Bug #20595
closed"error inspecting container" causing containers to be abandoned
Added by Peter Amstutz over 1 year ago. Updated over 1 year ago.
Description
In #19437 we made it wait for 3 consecutive failures before abandoning a container.
It appears that 3 times (or 3 minutes, at any rate) is not enough.
Related issues
Updated by Peter Amstutz over 1 year ago
- Related to Bug #19437: [crunch-run] Require >1 watchdog errors before giving up and killing docker container added
Updated by Tom Clegg over 1 year ago
Is it possible to post some logs here? In particular I'd like to know what the docker inspect
error was ("context deadline exceeded" seems to be the usual error, which is a 1m timeout) and whether the errors are related to any particular part of the container life cycle, e.g., after the container process exits but before docker wait
returns.
In principle, we could compare the number of 1-, 2-, and 3-consecutive-failure events. If 2x was much more rare than 1x and 3x, that would suggest that the 3x cases were indeed futile and 3 is a reasonable threshold. But I don't think we have an easy way to report #occurrences on a given cluster.
In any case, true positives (docker really gets into a state where docker wait
never returns) seems to be quite rare, so a high threshold (10 x 1m intervals?) would probably be a reasonable choice.
Updated by Peter Amstutz over 1 year ago
I'm having trouble finding the recent example of where this happened.
The gist was that I was seeing the same behavior described in #19437, where the task would run to apparent completion but then time out with "context deadline exceeded" while waiting for the exit code. The only difference is that we changed it to require 3 consecutive timeouts and that doesn't seem to be long enough. I don't know what Docker is doing during this time but it seems to be tearing down the container.
I changed it to a 2 minute watchdog and 5 failures in 97aca635adc2fc448e47984fe1c8974b44f7a656 and (on the release candidate) that resolved the user's issue.
I think we definitely need the longer wait period, the only question is whether we should put a little extra effort in to making these values configurable or just merge this to main and move on.
Updated by Tom Clegg over 1 year ago
I'm suspicious that docker never really recovers from this state, and we're essentially setting a 10 minute time limit on some stuff docker does after the container process exits but before our wait() call returns. Cleaning up the temp filesystem, or something.
Maybe there's another thing we can do ("docker ps"??) that can reassure us docker is still alive even if "inspect" hangs during that interval?
To me that seems more interesting than making the timeout configurable.
Either way, merge to main, yes.
Updated by Peter Amstutz over 1 year ago
Tom Clegg wrote in #note-8:
I'm suspicious that docker never really recovers from this state, and we're essentially setting a 10 minute time limit on some stuff docker does after the container process exits but before our wait() call returns. Cleaning up the temp filesystem, or something.

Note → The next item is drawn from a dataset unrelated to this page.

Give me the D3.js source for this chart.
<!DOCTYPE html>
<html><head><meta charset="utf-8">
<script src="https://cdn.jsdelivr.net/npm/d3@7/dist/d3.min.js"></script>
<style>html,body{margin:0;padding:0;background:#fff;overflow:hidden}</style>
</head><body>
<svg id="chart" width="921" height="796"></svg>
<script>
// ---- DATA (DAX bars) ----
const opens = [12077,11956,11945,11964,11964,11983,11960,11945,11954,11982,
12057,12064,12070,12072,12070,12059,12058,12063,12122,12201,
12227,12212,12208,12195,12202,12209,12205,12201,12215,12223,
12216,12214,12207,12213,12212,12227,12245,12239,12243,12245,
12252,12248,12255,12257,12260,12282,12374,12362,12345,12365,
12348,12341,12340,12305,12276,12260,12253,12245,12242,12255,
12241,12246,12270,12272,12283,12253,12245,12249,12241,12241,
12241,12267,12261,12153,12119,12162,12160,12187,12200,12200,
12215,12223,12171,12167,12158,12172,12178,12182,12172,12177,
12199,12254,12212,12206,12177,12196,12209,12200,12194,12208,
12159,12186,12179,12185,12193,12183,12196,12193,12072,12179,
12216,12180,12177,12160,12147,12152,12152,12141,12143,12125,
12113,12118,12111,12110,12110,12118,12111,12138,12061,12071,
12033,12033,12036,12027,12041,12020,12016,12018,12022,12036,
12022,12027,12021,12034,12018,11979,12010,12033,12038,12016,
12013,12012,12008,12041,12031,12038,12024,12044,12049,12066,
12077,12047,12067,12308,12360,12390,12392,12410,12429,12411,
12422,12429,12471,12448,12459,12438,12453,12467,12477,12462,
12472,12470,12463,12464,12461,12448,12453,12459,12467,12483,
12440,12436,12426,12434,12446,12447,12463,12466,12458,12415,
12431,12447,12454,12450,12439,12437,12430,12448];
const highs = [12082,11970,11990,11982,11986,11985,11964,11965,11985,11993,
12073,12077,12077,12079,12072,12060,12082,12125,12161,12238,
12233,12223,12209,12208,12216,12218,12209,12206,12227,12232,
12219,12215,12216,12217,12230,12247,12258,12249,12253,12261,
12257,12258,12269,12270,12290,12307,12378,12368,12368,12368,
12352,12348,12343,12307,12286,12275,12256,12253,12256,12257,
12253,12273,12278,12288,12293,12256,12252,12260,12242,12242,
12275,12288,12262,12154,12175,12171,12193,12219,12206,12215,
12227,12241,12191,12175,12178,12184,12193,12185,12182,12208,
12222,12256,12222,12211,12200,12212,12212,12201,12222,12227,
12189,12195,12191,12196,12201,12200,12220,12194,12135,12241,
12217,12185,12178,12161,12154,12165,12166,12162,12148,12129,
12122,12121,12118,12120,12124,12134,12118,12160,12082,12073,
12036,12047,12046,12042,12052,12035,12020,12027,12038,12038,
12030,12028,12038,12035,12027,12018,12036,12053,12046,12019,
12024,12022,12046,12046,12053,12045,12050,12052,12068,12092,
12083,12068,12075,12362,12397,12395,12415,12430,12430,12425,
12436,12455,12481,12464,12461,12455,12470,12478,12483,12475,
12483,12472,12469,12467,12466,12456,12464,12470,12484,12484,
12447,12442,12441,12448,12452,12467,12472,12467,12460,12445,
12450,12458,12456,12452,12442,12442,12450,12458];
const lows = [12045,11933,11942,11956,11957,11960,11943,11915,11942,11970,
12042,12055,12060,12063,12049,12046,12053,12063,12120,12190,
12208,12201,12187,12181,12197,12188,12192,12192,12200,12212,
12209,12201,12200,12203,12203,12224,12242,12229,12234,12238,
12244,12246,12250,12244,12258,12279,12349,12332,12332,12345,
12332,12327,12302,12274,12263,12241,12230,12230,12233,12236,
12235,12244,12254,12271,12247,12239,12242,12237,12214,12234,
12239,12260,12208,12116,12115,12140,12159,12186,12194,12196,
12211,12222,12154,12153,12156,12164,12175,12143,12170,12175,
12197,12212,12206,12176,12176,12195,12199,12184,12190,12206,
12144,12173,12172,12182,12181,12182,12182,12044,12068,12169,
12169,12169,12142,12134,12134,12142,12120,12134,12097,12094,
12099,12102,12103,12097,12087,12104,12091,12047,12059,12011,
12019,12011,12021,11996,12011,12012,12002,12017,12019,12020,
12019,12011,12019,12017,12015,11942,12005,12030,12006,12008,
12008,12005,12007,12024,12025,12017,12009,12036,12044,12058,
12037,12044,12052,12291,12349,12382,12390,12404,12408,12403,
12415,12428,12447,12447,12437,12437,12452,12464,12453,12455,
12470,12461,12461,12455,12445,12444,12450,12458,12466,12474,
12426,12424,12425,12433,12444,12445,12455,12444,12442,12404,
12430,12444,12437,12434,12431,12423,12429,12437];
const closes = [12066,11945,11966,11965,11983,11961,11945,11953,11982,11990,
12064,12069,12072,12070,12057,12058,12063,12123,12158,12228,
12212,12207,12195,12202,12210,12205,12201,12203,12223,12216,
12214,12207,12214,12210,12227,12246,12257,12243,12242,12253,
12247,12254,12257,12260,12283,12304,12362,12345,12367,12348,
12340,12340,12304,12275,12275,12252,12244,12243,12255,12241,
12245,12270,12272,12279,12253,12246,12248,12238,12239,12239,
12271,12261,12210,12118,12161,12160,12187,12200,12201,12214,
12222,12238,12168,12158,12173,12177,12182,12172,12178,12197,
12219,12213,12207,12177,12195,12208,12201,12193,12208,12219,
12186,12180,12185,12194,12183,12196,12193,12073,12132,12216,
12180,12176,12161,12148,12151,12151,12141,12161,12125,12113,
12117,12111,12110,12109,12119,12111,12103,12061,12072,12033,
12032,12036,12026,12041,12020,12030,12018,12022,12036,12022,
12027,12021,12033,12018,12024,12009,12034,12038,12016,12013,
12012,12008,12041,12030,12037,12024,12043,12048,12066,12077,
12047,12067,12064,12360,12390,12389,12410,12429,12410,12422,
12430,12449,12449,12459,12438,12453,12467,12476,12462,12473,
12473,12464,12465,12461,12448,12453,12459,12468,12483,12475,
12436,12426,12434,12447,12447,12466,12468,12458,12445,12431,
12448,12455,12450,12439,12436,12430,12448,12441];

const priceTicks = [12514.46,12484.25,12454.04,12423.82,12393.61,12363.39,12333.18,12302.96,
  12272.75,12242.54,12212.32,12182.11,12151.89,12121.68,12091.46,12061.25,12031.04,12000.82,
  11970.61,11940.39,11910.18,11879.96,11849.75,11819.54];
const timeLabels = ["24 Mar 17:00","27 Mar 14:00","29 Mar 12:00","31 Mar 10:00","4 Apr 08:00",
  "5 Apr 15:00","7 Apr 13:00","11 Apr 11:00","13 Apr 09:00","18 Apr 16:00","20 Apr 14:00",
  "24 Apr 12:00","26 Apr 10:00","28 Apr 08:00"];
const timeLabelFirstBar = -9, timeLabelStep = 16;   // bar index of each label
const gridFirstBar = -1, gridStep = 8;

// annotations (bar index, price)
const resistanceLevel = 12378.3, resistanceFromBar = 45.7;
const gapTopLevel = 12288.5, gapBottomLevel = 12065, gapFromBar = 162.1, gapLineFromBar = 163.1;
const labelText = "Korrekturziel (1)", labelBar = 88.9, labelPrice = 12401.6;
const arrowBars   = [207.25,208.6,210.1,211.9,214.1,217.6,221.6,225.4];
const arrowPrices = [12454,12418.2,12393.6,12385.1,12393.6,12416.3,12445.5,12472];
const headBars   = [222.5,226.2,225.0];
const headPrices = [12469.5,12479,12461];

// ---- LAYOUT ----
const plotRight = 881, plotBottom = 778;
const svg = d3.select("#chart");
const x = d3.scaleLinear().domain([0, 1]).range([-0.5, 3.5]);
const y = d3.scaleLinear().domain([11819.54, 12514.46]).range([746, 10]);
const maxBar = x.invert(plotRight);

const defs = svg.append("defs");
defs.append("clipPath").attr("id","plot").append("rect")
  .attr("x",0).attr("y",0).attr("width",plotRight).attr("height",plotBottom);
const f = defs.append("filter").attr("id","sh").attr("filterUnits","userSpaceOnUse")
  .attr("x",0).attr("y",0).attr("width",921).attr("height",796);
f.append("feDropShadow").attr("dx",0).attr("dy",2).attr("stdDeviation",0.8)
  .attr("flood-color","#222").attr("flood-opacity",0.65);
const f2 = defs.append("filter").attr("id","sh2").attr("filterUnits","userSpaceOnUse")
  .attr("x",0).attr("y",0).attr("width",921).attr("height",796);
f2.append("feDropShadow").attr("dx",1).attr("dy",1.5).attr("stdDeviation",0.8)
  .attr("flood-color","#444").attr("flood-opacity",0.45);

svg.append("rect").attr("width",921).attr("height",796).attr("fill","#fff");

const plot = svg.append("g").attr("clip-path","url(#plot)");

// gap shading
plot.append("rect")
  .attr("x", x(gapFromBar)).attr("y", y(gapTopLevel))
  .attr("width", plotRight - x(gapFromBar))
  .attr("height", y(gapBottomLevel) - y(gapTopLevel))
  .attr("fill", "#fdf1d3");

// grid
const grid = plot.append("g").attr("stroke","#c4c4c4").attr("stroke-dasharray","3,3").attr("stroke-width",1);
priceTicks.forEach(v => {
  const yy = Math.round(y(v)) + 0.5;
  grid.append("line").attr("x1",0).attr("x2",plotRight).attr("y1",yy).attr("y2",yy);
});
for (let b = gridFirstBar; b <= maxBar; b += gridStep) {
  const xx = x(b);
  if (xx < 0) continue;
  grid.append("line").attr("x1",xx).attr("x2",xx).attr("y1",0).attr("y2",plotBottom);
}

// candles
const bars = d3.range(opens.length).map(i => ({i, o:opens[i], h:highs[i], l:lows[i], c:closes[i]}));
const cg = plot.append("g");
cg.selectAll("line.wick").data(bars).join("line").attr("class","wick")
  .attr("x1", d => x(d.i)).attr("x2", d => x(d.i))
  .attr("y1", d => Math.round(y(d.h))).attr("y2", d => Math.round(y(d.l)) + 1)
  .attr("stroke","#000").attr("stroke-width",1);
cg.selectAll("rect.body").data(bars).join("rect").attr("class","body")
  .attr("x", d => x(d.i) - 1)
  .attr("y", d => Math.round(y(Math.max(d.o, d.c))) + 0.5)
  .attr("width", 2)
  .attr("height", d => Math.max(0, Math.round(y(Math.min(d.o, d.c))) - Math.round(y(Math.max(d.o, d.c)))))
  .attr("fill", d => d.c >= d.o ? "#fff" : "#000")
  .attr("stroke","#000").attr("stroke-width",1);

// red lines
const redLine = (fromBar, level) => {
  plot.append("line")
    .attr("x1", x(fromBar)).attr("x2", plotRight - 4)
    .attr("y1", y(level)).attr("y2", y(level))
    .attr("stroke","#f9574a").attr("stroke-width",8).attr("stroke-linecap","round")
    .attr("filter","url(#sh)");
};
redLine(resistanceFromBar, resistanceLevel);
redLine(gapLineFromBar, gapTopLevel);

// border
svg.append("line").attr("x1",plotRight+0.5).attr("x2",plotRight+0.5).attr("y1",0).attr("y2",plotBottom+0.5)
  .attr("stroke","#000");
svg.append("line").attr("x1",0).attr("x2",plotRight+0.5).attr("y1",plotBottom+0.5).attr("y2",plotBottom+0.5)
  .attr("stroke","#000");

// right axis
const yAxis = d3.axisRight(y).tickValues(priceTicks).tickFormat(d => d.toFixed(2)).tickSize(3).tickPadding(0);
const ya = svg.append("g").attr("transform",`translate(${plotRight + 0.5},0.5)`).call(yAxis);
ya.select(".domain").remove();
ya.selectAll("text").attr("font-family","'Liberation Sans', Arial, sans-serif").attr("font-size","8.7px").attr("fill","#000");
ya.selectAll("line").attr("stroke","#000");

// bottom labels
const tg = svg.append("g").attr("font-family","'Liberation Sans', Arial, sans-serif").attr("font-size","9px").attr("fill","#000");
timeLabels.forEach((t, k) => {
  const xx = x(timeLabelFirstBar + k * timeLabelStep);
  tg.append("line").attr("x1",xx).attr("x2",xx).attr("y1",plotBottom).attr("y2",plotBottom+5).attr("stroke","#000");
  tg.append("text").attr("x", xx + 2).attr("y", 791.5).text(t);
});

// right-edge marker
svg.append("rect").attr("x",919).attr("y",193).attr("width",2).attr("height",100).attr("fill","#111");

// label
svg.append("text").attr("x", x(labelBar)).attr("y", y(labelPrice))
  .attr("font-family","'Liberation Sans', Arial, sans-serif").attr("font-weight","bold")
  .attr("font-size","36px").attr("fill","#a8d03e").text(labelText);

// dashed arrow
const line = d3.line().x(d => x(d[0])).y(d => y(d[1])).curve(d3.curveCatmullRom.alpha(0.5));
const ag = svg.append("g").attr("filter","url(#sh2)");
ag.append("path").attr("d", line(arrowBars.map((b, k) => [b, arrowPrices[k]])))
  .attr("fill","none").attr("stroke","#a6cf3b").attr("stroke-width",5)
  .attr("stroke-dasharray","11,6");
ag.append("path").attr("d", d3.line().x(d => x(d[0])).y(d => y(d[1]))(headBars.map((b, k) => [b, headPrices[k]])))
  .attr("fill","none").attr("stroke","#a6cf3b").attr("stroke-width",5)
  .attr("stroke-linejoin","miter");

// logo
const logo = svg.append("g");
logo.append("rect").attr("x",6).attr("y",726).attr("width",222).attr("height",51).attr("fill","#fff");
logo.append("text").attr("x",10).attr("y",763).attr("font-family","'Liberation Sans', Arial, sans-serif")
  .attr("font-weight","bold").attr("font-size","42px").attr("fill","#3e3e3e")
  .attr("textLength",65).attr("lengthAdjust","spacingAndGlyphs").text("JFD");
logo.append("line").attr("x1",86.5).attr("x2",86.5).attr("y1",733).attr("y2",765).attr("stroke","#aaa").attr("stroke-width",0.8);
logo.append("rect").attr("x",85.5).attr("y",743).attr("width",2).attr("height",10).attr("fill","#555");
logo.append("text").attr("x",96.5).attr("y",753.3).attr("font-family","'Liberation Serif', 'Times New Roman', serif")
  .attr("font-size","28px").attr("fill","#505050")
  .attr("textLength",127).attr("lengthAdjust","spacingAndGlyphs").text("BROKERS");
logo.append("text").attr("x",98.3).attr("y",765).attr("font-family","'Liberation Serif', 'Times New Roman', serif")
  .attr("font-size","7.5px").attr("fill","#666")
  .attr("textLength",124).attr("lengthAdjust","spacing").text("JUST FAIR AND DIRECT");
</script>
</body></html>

I don't know what you mean by "never really recovers from this state"? It does eventually return an exit code from wait() and everything proceeds as normal, there's just this several-minutes long period where trying to get container status blocks.
Maybe there's another thing we can do ("docker ps"??) that can reassure us docker is still alive even if "inspect" hangs during that interval?
I don't know, what we want to know is whether Docker is responding to API calls it could be deadlocked and still show up in the process listing. Perhaps we could ping docker with other API calls, just not ones directly involving our container.
To me that seems more interesting than making the timeout configurable.
Either way, merge to main, yes.
Will do.
Updated by Peter Amstutz over 1 year ago
- Status changed from In Progress to Resolved
Updated by Tom Clegg over 1 year ago
Peter Amstutz wrote in #note-9:
I don't know what you mean by "never really recovers from this state"? It does eventually return an exit code from wait() and everything proceeds as normal, there's just this several-minutes long period where trying to get container status blocks.
That's all I mean by "never really recovers": possibly, after a certain point, "docker inspect" just hangs until the container exits, making it utterly useless as a watchdog probe from that point on.